The method used is relatively simple, and involves gently stretching the penis with one of your hands. The trick here is to not get carried away when you're at half-mast; we want it to still look flaccid. What this tugging method does is welcome blood flow to the area, which is where your penis ultimately gets all of its confidence.
4. Work on your posture (and your confidence).
Stand tall with your shoulders pinned back. Don't slouch. This tip alone can rid you of a gut. Posture adjustments like these are all evident of confidence, something that cannot be faked.
To get more confident with your own naked body, you have to familiarize yourself with it. To do so, lock yourself inside (while home alone, that is) and parade around the place naked for the day. Study your reflection. See your body in various positions. Liberate yourself! Because, I mean, if you feel weird being naked alone, just imagine how weird you'll appear when naked in somebody else's company.

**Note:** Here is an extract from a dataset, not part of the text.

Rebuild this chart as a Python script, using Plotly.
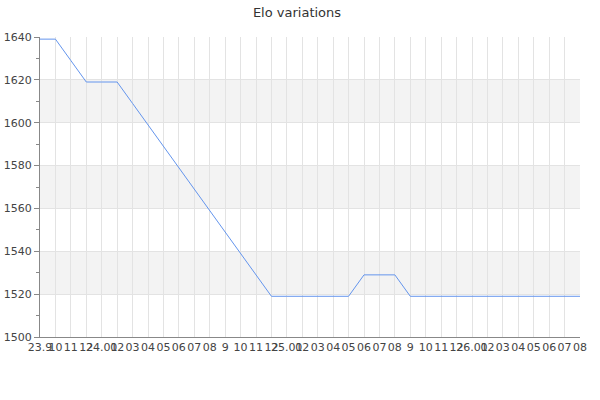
import plotly.graph_objects as go

# month index along the x axis and the Elo rating at each month
months = list(range(36))
elo = [1639, 1639, 1629, 1619, 1619, 1619, 1609, 1599, 1589, 1579,
       1569, 1559, 1549, 1539, 1529, 1519, 1519, 1519, 1519, 1519,
       1519, 1529, 1529, 1529, 1519, 1519, 1519, 1519, 1519, 1519,
       1519, 1519, 1519, 1519, 1519, 1519]
tick_labels = ['23.9', '10', '11', '12', '24.01', '02', '03', '04', '05', '06',
               '07', '08', '9', '10', '11', '12', '25.01', '02', '03', '04',
               '05', '06', '07', '08', '9', '10', '11', '12', '26.01', '02',
               '03', '04', '05', '06', '07', '08']
bands = [(1520, 1540), (1560, 1580), (1600, 1620)]

FONT = 'DejaVu Sans'

fig = go.Figure(go.Scatter(x=months, y=elo, mode='lines',
                           line=dict(color='#6495ed', width=1),
                           hoverinfo='x+y'))

for lo, hi in bands:
    fig.add_shape(type='rect', xref='paper', yref='y', x0=0, x1=1, y0=lo, y1=hi,
                  fillcolor='#f3f3f3', line=dict(width=0), layer='below')

fig.update_layout(
    title=dict(text='Elo variations', x=0.495, xanchor='center', y=0.968, yanchor='middle',
               font=dict(family=FONT, size=13, color='#333'), automargin=False),
    width=600, height=400,
    margin=dict(l=40, r=20, t=37, b=63, autoexpand=False),
    plot_bgcolor='white', paper_bgcolor='white',
    showlegend=False,
    font=dict(family=FONT, size=11, color='#444'),
)
fig.update_xaxes(range=[0, 35], tickvals=months, ticktext=tick_labels, tickangle=0,
                 showgrid=True, gridcolor='#e3e3e3', gridwidth=1,
                 showline=True, linecolor='#888', linewidth=1,
                 ticks='', zeroline=False, fixedrange=True, automargin=False)
fig.update_yaxes(range=[1500, 1640], dtick=20, showgrid=True, gridcolor='#e3e3e3',
                 showline=True, linecolor='#888', linewidth=1,
                 ticks='outside', ticklen=5, tickcolor='#888',
                 minor=dict(dtick=10, ticks='outside', ticklen=3, tickcolor='#888', showgrid=False),
                 zeroline=False, fixedrange=True, automargin=False)

# drop the page's default body margin so the chart sits at the window's corner
fig.write_html('out.html', config={'displayModeBar': False},
               post_script="document.body.style.margin = '0';")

5. Take advantage of light sources.
Favor dim lights for a better appearance. Dim light sources (like a candle... romance much?) softens your features, and the flame adds a sense of mystery.
If you don't want to potentially burn your house down, dim the lights in your home or opt for a small light source, like a single lamp in a larger-sized room.
6. Get some sun.
If working out isn't your bag, at least get a tan. You don't have to bake for hours in the sun, just sit out casually for a little bit. That does the trick. You can buy tanning lotions that give a tint to your skin without looking orange, as well.
These are disguised as moisturizers, so you don't have to feel weird when buying or applying. The lotions cost about 10 bucks, which is a small price to pay for physical supremacy.
7. Fit a workout in.
The best body parts to work out when you're about to get naked are your shoulders, chest, lats and arms. Perform two exercises of three sets per body part. By working these muscles, you create the aesthetic V-taper that can be found on those statuesque models on Instagram that I envy so damn much.
8. Groom your damn self.
If you're lucky enough to get naked with a woman, the first thing you should take care of is your body hair. I'm talking all of it. Trust me, man-scaping is the easiest way to shed a few pounds fast.
Since they're most important, let's start with your genitals: Get rid of all ball hair (I mean it) and trim your pubes so they're no longer than an inch. You don't want to look pre-pubescent, here.
As for your body, get rid of any and all back hair because it's just gross. Next, create an optical illusion with your body hair. Use this hair to your advantage, dude!
To do so, trim your chest hair and clean up the hair on your stomach, leaving a trail from your chest to your genitals. This style creates a T-shape that influences the appearance of broader shoulders and a slimmer waist.